_GIVEN MATERIAL_
________________________

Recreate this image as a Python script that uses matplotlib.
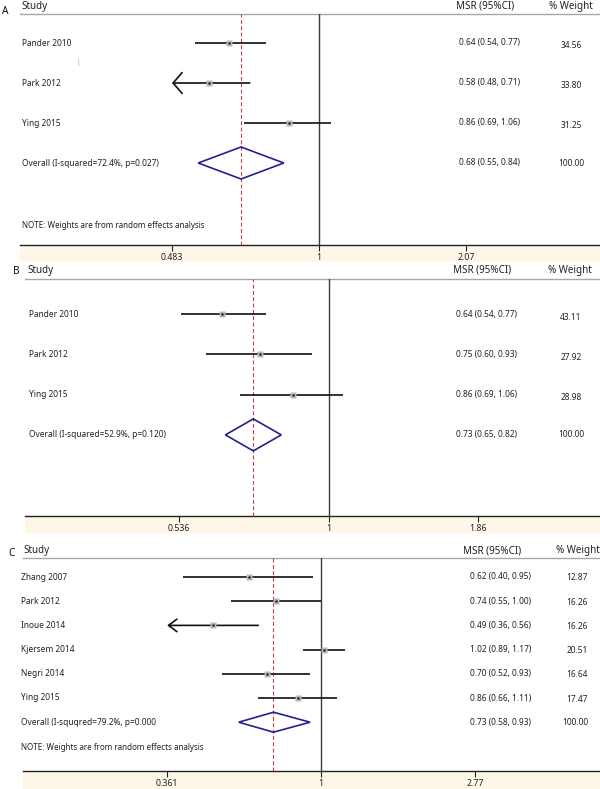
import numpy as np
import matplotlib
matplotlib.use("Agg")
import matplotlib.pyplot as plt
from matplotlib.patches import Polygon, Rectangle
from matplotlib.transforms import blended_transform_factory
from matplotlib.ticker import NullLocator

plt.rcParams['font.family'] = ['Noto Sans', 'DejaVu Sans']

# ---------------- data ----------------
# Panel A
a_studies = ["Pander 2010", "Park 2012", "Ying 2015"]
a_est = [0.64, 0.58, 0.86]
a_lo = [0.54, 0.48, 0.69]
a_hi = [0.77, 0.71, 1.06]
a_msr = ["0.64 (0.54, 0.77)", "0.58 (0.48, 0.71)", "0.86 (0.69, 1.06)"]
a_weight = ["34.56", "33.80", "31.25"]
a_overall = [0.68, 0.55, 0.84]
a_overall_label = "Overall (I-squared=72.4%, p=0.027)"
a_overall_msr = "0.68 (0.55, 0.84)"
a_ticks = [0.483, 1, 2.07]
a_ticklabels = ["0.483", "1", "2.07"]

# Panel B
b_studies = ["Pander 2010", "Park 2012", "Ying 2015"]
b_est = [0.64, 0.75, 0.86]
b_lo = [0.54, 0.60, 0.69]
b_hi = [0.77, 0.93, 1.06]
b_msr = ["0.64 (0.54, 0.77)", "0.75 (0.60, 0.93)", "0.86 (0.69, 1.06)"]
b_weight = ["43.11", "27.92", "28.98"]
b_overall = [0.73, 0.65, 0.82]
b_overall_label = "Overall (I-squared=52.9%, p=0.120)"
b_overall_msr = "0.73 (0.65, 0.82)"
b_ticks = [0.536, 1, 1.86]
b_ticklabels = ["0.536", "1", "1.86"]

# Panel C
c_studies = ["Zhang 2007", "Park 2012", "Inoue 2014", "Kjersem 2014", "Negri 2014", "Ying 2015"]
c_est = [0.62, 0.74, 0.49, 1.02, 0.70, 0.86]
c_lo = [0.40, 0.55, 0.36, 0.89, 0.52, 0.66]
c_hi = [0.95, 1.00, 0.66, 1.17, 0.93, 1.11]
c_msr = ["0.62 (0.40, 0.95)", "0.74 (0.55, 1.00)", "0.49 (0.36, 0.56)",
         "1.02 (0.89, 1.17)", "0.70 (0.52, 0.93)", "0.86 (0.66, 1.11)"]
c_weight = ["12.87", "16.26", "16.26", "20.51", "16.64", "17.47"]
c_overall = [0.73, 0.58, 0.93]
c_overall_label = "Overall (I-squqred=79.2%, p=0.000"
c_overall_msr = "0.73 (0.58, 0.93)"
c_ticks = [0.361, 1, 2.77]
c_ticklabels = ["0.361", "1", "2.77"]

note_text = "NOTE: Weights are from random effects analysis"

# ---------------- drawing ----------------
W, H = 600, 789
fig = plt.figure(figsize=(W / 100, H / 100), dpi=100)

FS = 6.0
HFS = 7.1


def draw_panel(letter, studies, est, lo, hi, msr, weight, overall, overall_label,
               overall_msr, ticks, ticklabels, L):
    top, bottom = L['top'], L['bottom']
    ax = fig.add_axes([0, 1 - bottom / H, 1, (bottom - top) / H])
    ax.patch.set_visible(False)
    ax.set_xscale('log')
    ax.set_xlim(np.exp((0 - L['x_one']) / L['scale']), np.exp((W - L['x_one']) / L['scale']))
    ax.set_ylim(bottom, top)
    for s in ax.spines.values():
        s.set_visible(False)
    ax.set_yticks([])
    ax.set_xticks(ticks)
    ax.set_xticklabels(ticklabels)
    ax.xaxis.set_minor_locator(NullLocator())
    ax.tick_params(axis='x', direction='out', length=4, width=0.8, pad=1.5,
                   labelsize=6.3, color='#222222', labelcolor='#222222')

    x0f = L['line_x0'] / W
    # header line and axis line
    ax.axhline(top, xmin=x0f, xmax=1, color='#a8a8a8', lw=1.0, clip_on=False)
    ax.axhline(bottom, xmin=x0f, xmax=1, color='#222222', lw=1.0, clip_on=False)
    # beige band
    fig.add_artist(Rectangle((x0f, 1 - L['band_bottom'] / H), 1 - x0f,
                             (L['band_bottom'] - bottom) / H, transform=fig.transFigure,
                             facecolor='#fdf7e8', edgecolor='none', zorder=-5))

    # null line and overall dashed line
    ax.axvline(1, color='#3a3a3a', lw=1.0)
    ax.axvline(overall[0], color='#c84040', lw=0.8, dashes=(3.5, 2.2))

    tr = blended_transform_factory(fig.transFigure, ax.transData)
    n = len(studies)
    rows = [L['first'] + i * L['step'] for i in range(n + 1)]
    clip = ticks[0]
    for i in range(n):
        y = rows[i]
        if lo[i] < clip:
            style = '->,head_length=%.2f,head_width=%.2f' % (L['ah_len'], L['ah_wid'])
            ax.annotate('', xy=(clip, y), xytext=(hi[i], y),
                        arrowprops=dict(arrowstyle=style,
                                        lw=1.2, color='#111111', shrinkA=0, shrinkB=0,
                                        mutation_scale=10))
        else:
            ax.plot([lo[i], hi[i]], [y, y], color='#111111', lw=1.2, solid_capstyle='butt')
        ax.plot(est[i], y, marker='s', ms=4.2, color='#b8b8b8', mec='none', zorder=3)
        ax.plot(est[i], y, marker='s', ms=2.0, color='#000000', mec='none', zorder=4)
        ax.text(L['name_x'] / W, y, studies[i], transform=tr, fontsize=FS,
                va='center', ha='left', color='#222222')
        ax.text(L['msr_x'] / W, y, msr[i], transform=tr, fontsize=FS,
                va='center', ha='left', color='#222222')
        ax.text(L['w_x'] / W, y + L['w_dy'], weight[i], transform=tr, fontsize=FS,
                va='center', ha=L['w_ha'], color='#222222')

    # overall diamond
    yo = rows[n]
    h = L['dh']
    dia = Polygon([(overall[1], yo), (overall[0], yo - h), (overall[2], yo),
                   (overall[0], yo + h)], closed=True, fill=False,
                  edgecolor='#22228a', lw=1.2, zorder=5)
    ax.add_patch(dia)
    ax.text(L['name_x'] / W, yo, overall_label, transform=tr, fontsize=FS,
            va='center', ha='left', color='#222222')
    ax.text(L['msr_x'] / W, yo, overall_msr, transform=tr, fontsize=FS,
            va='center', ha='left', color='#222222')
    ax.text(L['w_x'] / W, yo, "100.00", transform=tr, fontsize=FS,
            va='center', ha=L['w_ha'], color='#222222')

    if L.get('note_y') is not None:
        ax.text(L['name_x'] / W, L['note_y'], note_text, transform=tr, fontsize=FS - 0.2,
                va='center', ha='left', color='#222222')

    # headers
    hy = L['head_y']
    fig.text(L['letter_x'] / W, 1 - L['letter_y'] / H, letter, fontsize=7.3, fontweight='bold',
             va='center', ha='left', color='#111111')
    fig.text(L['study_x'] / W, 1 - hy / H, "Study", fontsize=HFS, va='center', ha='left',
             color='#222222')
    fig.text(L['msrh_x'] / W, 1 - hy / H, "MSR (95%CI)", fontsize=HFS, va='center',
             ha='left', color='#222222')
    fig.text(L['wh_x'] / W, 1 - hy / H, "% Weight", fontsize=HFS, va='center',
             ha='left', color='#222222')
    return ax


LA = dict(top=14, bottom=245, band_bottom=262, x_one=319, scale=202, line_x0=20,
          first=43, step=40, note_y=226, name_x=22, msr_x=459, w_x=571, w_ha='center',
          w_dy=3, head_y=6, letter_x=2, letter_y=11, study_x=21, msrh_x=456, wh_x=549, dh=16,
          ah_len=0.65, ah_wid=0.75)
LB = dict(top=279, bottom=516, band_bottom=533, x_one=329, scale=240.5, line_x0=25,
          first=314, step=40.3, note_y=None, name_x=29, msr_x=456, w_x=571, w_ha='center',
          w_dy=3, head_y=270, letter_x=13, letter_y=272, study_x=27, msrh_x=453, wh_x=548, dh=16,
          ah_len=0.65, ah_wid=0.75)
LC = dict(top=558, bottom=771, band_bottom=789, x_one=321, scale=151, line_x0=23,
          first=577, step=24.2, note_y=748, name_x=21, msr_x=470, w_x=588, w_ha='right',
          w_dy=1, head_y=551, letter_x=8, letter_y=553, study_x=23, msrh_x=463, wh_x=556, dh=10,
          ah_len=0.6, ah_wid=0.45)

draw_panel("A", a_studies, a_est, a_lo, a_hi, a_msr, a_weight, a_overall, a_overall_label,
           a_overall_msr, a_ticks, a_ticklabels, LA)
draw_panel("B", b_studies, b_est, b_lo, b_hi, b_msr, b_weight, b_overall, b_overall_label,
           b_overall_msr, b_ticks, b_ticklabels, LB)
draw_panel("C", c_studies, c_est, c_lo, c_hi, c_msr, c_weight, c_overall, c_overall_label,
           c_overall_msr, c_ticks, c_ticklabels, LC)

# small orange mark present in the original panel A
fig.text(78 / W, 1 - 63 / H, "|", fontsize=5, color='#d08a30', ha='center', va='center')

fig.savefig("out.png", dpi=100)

________________________

_SHORT TASK_
From the first line above to the line containing "plt.rcParams['font.family'] = ['Noto", repeat each line exactly. Pictures stay out.

_EXERCISE SOLUTION_
Recreate this image as a Python script that uses matplotlib.
import numpy as np
import matplotlib
matplotlib.use("Agg")
import matplotlib.pyplot as plt
from matplotlib.patches import Polygon, Rectangle
from matplotlib.transforms import blended_transform_factory
from matplotlib.ticker import NullLocator

plt.rcParams['font.family'] = ['Noto Sans', 'DejaVu Sans']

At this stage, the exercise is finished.